Art is often said to hold a mirror to society. It is no surprise, then, that the art form we use to reflect an image of our best selves is the most visible mirror of all. After a tumultuous 2015 that saw the resurgence of Islamism, the ever-present threat of war between superpowers, and the return of armed conflict to America's inner cities, fashion's pendulum has swung discernibly towards military-inspired motifs. Terrorist attacks in Paris shut down Europe as a countries-wide manhunt sent police units (and camera crews) onto every street corner on the continent. It's hard to deny the power of visuals, and this was the year of militaristic juxtaposition:
In 2015, a barrage of black-clad, weapons-drawn operators clogged the world's media.
One year later, the fashion world reflects.
Militarism in fashion is nothing new - just as artists have always been fascinated with death, designers have been just as enraptured with the clothing and symbols of those who would deal it. Look no further than the proliferation of the MA-1 Bomber, the M-51 Fishtail parka, the M-65 field jacket, and most recently, the AR 670-1 boot as evidence. Even Balmain's iconic epaulets are ripped straight from the military uniforms of yore.
Outside of the occasional "militaria" collection, however, rarely are these elements presented together lest the lot be seen as the sum of its parts. While fashion may take inspiration from the military, no high artist would want to be seen as presenting (and therefore promoting) an authentic, utilitarian militaristic image. It's just not very sophisticated.

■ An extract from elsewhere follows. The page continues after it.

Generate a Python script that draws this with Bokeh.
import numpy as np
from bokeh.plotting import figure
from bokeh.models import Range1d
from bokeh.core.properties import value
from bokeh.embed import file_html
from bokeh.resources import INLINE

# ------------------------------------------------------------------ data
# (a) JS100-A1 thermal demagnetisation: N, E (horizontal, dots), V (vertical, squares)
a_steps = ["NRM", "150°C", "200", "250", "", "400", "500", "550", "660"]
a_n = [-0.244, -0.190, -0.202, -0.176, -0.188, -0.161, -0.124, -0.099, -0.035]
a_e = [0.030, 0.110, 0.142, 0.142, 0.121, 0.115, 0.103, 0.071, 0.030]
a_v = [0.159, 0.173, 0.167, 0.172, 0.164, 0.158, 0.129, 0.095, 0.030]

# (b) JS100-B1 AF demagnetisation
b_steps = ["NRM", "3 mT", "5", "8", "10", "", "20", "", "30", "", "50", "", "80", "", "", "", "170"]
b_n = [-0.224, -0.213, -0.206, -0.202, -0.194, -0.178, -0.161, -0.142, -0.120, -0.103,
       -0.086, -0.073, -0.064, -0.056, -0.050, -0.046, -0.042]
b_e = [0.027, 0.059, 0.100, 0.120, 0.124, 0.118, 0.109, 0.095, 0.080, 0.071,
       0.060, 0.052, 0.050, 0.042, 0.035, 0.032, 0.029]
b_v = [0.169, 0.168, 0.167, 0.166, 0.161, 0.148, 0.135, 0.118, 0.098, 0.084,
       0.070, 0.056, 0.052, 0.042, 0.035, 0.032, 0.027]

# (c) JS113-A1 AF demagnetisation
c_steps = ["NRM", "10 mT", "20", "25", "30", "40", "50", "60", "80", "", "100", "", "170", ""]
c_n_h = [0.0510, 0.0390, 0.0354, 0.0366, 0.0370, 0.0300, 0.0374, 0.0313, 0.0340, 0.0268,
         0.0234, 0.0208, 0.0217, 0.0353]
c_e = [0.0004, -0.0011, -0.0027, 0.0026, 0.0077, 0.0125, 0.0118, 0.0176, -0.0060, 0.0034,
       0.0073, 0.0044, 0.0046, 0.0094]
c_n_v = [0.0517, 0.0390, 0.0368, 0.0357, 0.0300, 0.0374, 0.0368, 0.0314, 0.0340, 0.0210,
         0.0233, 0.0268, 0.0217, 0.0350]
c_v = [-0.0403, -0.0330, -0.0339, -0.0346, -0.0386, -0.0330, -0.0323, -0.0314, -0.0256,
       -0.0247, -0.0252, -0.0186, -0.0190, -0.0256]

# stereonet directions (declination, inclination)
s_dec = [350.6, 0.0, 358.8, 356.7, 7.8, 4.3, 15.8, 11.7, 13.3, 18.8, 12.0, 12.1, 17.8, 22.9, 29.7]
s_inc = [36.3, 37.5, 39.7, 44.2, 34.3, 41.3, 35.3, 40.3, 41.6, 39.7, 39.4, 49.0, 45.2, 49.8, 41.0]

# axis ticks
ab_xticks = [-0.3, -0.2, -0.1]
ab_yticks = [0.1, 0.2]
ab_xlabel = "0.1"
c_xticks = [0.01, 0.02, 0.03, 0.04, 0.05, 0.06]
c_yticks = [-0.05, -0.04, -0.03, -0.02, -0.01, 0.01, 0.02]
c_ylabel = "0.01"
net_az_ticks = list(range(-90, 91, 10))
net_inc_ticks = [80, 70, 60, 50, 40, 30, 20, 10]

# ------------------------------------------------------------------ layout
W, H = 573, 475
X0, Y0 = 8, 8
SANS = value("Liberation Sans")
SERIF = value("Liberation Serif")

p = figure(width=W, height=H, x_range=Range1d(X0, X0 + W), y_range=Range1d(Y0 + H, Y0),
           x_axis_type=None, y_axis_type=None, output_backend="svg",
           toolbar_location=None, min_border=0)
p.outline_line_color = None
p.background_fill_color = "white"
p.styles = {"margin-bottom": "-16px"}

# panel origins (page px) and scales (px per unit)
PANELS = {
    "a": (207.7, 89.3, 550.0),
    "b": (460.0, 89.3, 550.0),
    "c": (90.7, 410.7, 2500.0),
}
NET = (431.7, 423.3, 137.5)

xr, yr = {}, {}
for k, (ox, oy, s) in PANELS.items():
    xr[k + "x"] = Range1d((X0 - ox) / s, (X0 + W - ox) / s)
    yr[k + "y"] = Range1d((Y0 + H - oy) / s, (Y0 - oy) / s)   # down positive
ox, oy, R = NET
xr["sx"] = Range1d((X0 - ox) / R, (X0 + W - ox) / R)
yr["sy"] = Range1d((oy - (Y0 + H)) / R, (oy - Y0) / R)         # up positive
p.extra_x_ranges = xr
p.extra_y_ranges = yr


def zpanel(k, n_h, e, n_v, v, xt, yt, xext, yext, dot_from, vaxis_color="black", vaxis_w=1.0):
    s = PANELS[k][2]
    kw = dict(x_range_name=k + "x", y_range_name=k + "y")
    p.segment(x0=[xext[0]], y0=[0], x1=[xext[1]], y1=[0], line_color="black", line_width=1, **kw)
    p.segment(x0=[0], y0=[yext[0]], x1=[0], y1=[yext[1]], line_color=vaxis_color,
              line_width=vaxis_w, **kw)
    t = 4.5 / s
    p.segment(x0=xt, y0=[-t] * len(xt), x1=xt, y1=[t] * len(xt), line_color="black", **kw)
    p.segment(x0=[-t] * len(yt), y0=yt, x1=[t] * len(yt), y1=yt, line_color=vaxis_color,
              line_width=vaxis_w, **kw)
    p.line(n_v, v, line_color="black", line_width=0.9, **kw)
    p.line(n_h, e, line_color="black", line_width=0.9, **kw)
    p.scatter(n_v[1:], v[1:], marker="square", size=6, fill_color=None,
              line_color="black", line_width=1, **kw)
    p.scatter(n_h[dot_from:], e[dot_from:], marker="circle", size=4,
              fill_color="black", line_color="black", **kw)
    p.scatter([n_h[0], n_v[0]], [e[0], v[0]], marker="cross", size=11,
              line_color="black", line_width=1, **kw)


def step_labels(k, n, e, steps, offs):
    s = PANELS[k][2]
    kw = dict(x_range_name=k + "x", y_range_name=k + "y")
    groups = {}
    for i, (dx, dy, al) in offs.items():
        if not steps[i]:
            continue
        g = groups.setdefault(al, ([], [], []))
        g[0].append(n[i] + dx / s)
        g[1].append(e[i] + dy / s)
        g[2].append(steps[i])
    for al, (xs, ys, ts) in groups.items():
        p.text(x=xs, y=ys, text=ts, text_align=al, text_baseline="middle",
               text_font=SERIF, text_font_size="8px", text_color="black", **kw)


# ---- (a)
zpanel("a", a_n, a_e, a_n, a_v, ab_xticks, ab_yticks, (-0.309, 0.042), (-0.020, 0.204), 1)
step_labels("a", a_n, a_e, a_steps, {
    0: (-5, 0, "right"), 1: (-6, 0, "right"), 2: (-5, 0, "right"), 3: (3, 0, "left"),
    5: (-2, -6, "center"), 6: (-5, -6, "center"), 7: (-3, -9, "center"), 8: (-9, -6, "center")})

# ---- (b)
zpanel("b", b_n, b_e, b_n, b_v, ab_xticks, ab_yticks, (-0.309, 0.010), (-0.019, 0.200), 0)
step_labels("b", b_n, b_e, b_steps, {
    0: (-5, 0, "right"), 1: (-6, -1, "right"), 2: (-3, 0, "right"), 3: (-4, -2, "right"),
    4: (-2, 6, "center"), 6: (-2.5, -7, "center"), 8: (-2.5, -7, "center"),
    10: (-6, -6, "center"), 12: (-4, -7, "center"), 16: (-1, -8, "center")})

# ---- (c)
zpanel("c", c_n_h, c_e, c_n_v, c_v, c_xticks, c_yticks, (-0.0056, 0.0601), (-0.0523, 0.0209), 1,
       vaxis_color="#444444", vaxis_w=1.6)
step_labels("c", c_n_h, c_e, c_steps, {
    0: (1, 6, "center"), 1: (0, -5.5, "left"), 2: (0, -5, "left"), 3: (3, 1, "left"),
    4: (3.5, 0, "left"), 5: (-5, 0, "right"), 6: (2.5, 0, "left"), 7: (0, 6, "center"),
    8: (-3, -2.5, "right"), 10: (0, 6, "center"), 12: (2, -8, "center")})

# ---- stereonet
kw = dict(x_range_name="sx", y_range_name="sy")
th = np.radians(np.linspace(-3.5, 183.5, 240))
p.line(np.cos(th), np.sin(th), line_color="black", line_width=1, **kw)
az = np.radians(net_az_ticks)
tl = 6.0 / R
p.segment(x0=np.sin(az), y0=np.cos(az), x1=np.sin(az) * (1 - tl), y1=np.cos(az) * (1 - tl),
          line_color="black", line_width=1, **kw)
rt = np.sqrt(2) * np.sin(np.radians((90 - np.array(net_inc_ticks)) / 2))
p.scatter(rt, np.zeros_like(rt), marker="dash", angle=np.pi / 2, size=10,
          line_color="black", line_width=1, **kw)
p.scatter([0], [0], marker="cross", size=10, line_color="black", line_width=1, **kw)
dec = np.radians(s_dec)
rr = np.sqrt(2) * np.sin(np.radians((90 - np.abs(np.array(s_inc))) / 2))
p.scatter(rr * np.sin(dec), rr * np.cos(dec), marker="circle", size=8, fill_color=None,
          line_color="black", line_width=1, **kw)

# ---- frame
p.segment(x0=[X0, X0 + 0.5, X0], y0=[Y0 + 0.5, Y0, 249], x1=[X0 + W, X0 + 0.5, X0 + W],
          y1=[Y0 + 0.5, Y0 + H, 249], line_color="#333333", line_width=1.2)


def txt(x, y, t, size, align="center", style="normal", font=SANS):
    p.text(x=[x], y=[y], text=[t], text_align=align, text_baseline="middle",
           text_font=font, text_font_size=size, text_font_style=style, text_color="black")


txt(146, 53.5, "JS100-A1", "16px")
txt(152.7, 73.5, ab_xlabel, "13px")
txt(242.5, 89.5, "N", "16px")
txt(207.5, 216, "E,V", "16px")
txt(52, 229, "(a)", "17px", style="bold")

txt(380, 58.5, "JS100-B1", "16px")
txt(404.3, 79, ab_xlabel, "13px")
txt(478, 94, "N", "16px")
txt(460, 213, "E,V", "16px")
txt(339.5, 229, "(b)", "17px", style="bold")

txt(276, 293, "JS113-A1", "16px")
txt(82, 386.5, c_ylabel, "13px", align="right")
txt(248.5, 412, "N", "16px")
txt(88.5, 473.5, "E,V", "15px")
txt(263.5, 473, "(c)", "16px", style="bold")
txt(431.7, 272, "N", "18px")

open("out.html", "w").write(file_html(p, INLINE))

Instead of faithful reproductions, then, the world's fashion designers interpret features to present collections that banalize doom and gloom. This process produces intentionally jarring designs that are as much social commentary as haute couture. Whether this constitutes art or not is up to interpretation. I'm sure many believe that bulletproof vests don't belong at Paris Fashion Week.

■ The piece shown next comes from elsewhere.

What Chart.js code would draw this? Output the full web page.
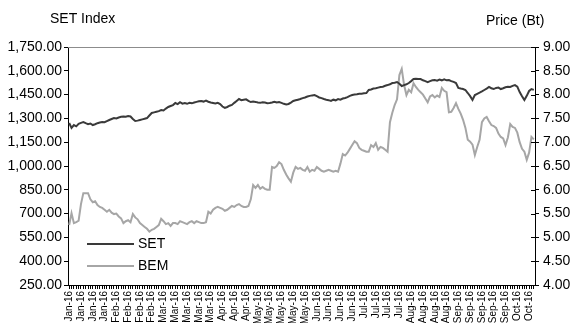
<!DOCTYPE html>
<html>
<head>
<meta charset="utf-8">
<script src="https://cdn.jsdelivr.net/npm/chart.js@4.4.0/dist/chart.umd.min.js"></script>
<style>
  html, body { margin: 0; padding: 0; background: #fff; }
  #chart { display: block; }
</style>
</head>
<body>
<canvas id="chart" width="572" height="323"></canvas>
<script>
// weekly tick labels (one every 5 trading days)
const weekLabels = [
  "Jan-16", "Jan-16", "Jan-16", "Jan-16",
  "Feb-16", "Feb-16", "Feb-16", "Feb-16",
  "Mar-16", "Mar-16", "Mar-16", "Mar-16", "Mar-16",
  "Apr-16", "Apr-16", "Apr-16",
  "May-16", "May-16", "May-16", "May-16", "May-16",
  "Jun-16", "Jun-16", "Jun-16", "Jun-16",
  "Jul-16", "Jul-16", "Jul-16", "Jul-16",
  "Aug-16", "Aug-16", "Aug-16", "Aug-16",
  "Sep-16", "Sep-16", "Sep-16", "Sep-16", "Sep-16",
  "Oct-16", "Oct-16"
];

// SET index, daily close (left axis)
const setValues = [
  1271, 1240, 1258, 1250, 1266, 1272, 1277, 1270, 1264, 1268,
  1258, 1263, 1270, 1274, 1277, 1276, 1283, 1290, 1296, 1302,
  1300, 1306, 1310, 1312, 1310, 1315, 1312, 1296, 1284, 1286,
  1290, 1294, 1298, 1302, 1318, 1334, 1338, 1342, 1346, 1353,
  1350, 1362, 1372, 1378, 1384, 1397, 1390, 1402, 1393,
  1397, 1392, 1398, 1395, 1400, 1404, 1408, 1410, 1406, 1412,
  1405, 1400, 1397, 1394, 1398, 1390, 1375, 1366, 1372, 1380,
  1385, 1398, 1410, 1422, 1415, 1418, 1420, 1410, 1403, 1406,
  1404, 1400, 1398, 1402, 1400, 1396, 1397, 1400, 1405, 1400,
  1403, 1398, 1392, 1388, 1391, 1400, 1410, 1414, 1418,
  1422, 1428, 1432, 1438, 1442, 1445, 1447, 1440, 1432, 1428,
  1422, 1418, 1415, 1410, 1418, 1414, 1422, 1418, 1425, 1429,
  1434, 1442, 1447, 1450, 1452, 1455, 1456, 1458, 1460,
  1479, 1482, 1488, 1490, 1494, 1498, 1500, 1506, 1510, 1515,
  1523, 1525, 1529, 1518, 1504, 1510, 1515, 1523, 1535, 1548,
  1550, 1548, 1548, 1540, 1535, 1529, 1535, 1540, 1542, 1538,
  1545, 1540, 1546, 1540, 1542, 1535, 1530, 1523, 1492, 1488,
  1485, 1479, 1460, 1440, 1416, 1447, 1455, 1462, 1470, 1479,
  1488, 1498, 1490, 1485, 1492, 1494, 1485, 1490, 1496,
  1500, 1498, 1505, 1510, 1500, 1466, 1440, 1416, 1442, 1473,
  1485, 1480
];

// BEM share price in baht (right axis)
const bemValues = [
  5.26, 5.51, 5.30, 5.32, 5.35, 5.70, 5.93, 5.93, 5.93, 5.80,
  5.74, 5.76, 5.68, 5.64, 5.62, 5.58, 5.54, 5.58, 5.52, 5.49,
  5.50, 5.44, 5.40, 5.30, 5.34, 5.36, 5.32, 5.49, 5.42, 5.38,
  5.30, 5.26, 5.22, 5.18, 5.12, 5.16, 5.18, 5.22, 5.26, 5.39,
  5.34, 5.28, 5.30, 5.24, 5.30, 5.30, 5.28, 5.34, 5.32,
  5.30, 5.28, 5.32, 5.34, 5.30, 5.34, 5.32, 5.30, 5.30, 5.32,
  5.54, 5.50, 5.58, 5.62, 5.64, 5.62, 5.60, 5.56, 5.58, 5.62,
  5.66, 5.64, 5.68, 5.70, 5.66, 5.64, 5.64, 5.66, 5.80, 6.10,
  6.04, 6.10, 6.02, 6.06, 6.02, 6.00, 6.00, 6.48, 6.46, 6.50,
  6.58, 6.54, 6.42, 6.32, 6.24, 6.17, 6.36, 6.48, 6.44,
  6.46, 6.42, 6.40, 6.48, 6.38, 6.42, 6.40, 6.48, 6.44, 6.40,
  6.38, 6.40, 6.42, 6.40, 6.38, 6.40, 6.38, 6.55, 6.75, 6.72,
  6.78, 6.86, 6.94, 7.02, 6.98, 6.88, 6.84, 6.82, 6.80,
  6.80, 6.94, 6.90, 6.98, 6.84, 6.90, 6.88, 6.84, 6.80, 7.42,
  7.62, 7.78, 7.90, 8.41, 8.54, 8.20, 7.99, 8.10, 8.05, 8.24,
  8.16, 8.10, 8.05, 8.00, 7.92, 7.84, 7.96, 7.99, 7.94, 7.98,
  7.95, 8.14, 8.08, 8.05, 7.63, 7.64, 7.72, 7.82, 7.70, 7.60,
  7.47, 7.30, 7.05, 7.01, 6.95, 6.73, 6.90, 7.05, 7.42, 7.50,
  7.53, 7.44, 7.36, 7.34, 7.30, 7.18, 7.11, 7.08, 6.94,
  7.10, 7.38, 7.32, 7.30, 7.20, 7.00, 6.86, 6.80, 6.63, 6.78,
  7.11, 7.06
];

const FONT = "'Liberation Sans', Arial, sans-serif";
const setColor = "#3a3a3a";
const bemColor = "#a6a6a6";

// one category per trading day, label shown every 5th
const labels = setValues.map((_, i) => (i % 5 === 0 ? weekLabels[i / 5] || "" : ""));

const fmtSet = (v) =>
  v.toLocaleString("en-US", { minimumFractionDigits: 2, maximumFractionDigits: 2 });

// titles, top border, inner right ticks and in-plot legend
const decorations = {
  id: "decorations",
  afterDraw(chart) {
    const { ctx, chartArea: a } = chart;
    ctx.save();
    ctx.fillStyle = "#000";
    ctx.font = "14px " + FONT;
    ctx.textBaseline = "middle";
    ctx.textAlign = "left";
    ctx.fillText("SET Index", 50, 19);
    ctx.fillText("Price (Bt)", 486, 21);

    ctx.strokeStyle = "#8c8c8c";
    ctx.lineWidth = 1;
    ctx.beginPath();
    ctx.moveTo(a.left, a.top + 0.5);
    ctx.lineTo(a.right, a.top + 0.5);
    ctx.stroke();

    // right axis ticks cross the axis line
    const y1 = chart.scales.y1;
    ctx.strokeStyle = "#000";
    ctx.beginPath();
    y1.ticks.forEach((t) => {
      const py = Math.round(y1.getPixelForValue(t.value)) + 0.5;
      ctx.moveTo(a.right - 4, py);
      ctx.lineTo(a.right, py);
    });
    ctx.stroke();

    const items = [
      { text: "SET", color: setColor, y: 244 },
      { text: "BEM", color: bemColor, y: 266 },
    ];
    items.forEach((it) => {
      ctx.strokeStyle = it.color;
      ctx.lineWidth = 2;
      ctx.beginPath();
      ctx.moveTo(87, it.y);
      ctx.lineTo(134, it.y);
      ctx.stroke();
      ctx.fillStyle = "#000";
      ctx.fillText(it.text, 138, it.y);
    });
    ctx.restore();
  },
};

new Chart(document.getElementById("chart"), {
  type: "line",
  data: {
    labels,
    datasets: [
      {
        label: "SET",
        data: setValues,
        yAxisID: "y",
        borderColor: setColor,
        borderWidth: 2,
        pointRadius: 0,
        tension: 0,
      },
      {
        label: "BEM",
        data: bemValues,
        yAxisID: "y1",
        borderColor: bemColor,
        borderWidth: 2,
        pointRadius: 0,
        tension: 0,
      },
    ],
  },
  options: {
    responsive: false,
    animation: false,
    layout: { padding: { top: 47, left: 0, right: 0, bottom: 0 } },
    scales: {
      x: {
        type: "category",
        offset: true,
        border: { display: true, color: "#000", width: 1 },
        grid: { display: true, drawOnChartArea: false, drawTicks: true, tickLength: 4, color: "#000", offset: false },
        ticks: {
          autoSkip: false,
          maxRotation: 90,
          minRotation: 90,
          padding: 2,
          color: "#000",
          font: { family: FONT, size: 10 },
        },
        afterFit: (s) => { s.height = 38; },
      },
      y: {
        position: "left",
        min: 250,
        max: 1750,
        border: { display: true, color: "#000", width: 1 },
        grid: { display: true, drawOnChartArea: false, drawTicks: true, tickLength: 4, color: "#000" },
        ticks: {
          stepSize: 150,
          padding: 2,
          color: "#000",
          font: { family: FONT, size: 14 },
          callback: (v) => fmtSet(v),
        },
        afterFit: (s) => { s.width = 68; },
      },
      y1: {
        position: "right",
        min: 4,
        max: 9,
        border: { display: true, color: "#000", width: 1 },
        grid: { display: true, drawOnChartArea: false, drawTicks: true, tickLength: 4, color: "#000" },
        ticks: {
          stepSize: 0.5,
          padding: 4,
          color: "#000",
          font: { family: FONT, size: 14 },
          callback: (v) => v.toFixed(2),
        },
        afterFit: (s) => { s.width = 37; },
      },
    },
    plugins: {
      legend: { display: false },
      tooltip: { enabled: false },
    },
  },
  plugins: [decorations],
});
</script>
</body>
</html>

Whatever your opinion, it's worth nothing again that art is only a mirror to society. The reincorporation of utility garments is given protected status within fashion perhaps only because it adds sophistication to silhouettes formerly designed for tasks believed to be the opposite. I don't believe this year's collections are as simple as designers thumbing their noses at the military. Artists are not inherently disrespectful, and, there's a convincing argument to be made for security enabling a culture's artistic development. Very Maslow's Heirarchy, yes, but consider how concerned you would be with freedom of expression if every day meant unsure survival. The next Beethoven may just be thankful that they're alive.
I see the militaristic undercurrents presented this year so far as artists doing what they do best: reacting to what they see. If your visual channels are saturated with militaria, it's no surprise that you'll be influenced by it. Few wish for more televised violence, or another year remotely like the one we just had. These militaristic collections are artists making the best of a bad situation, even if the well they draw inspiration from may be tainted by visions of doom. Within each camo-print down jacket is equal parts military detail and a wish for peace.